Computational screening of single-atom alloys TM@Ru(0001) for enhanced electrochemical nitrogen reduction reaction

Abstract

Searching for highly efficient, active, and stable electrocatalysts for the nitrogen reduction reaction is vital to supersede the energy-intensive Haber–Bosch process. The electrocatalytic nitrogen reduction reaction (NRR) is one of the most promising strategies to synthesize value-added ammonia (NH₃) under mild conditions with low energy utilization and less greenhouse gas emission. However, the lack of effective electrocatalysts remains the major hurdle for its practical applications. Ruthenium is generally considered a promising electrocatalyst for the electrochemical NRR. However, it exhibits a high overpotential corresponding to the potential determining step in the reduction pathway. Herein, using density functional theory, we systematically investigated the potential of a series of transition metal-doped Ru-based TM@Ru(0001) (TM = Sc–Zn, Y–Cd) single-atom alloys to evaluate their NRR activity.
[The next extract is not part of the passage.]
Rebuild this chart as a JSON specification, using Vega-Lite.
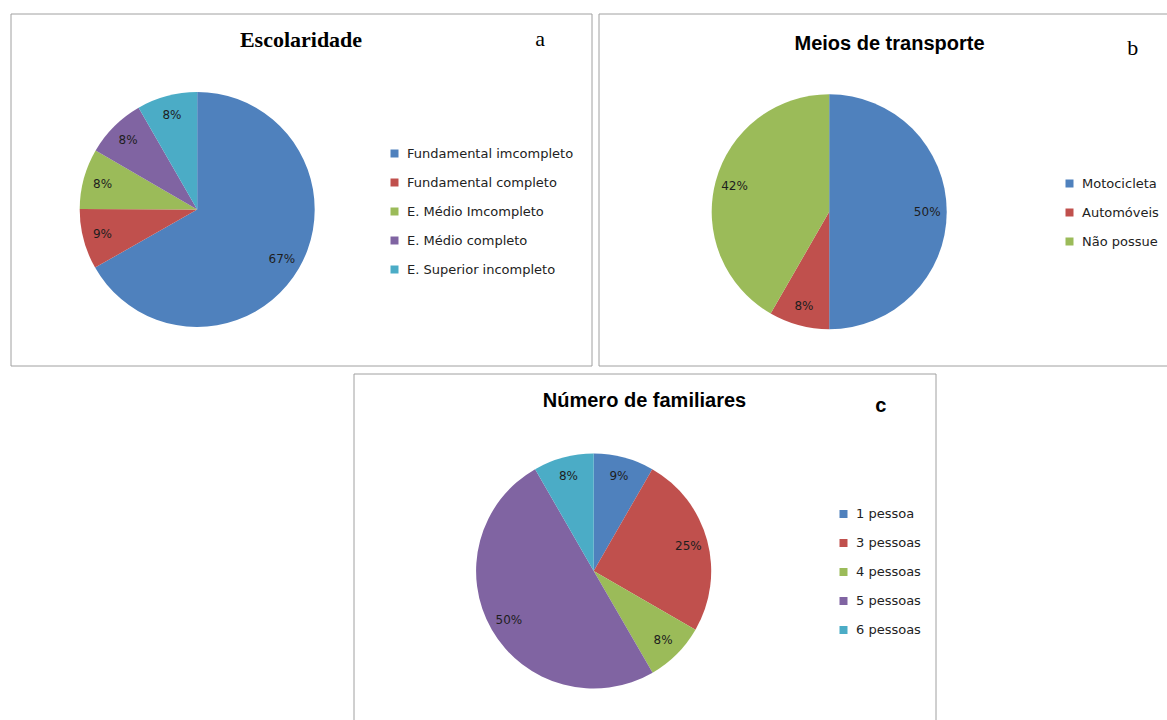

Among all the studied catalysts, it was found that the V doped Ru(0001) SAA exhibited a reduced kinetic barrier of about 1.14 eV as compared to that of the pure Ru(0001) corresponding to the potential determining step (PDS). In addition, it showed a significantly low negative limiting potential of −0.15 V for the PDS along with thermodynamical stability and high selectivity over the competing hydrogen evolution reaction (HER). The Climbing-Image Nudged Elastic Band (CI-NEB) method was employed to calculate the barrier height between various hydrogenation steps of the reduction reaction followed by the calculation of turnover frequency (TOF) for V@Ru(0001) using a microkinetic modelling approach. The TOF for V@Ru(0001) was found to be 4.24 × 10⁻³ per s per site at 100 bar and 700 K, which is far better than that of the pure Ru(0001) surface. This report provides a new design strategy to improve the catalytic performance of Ru(0001) for effective NRR.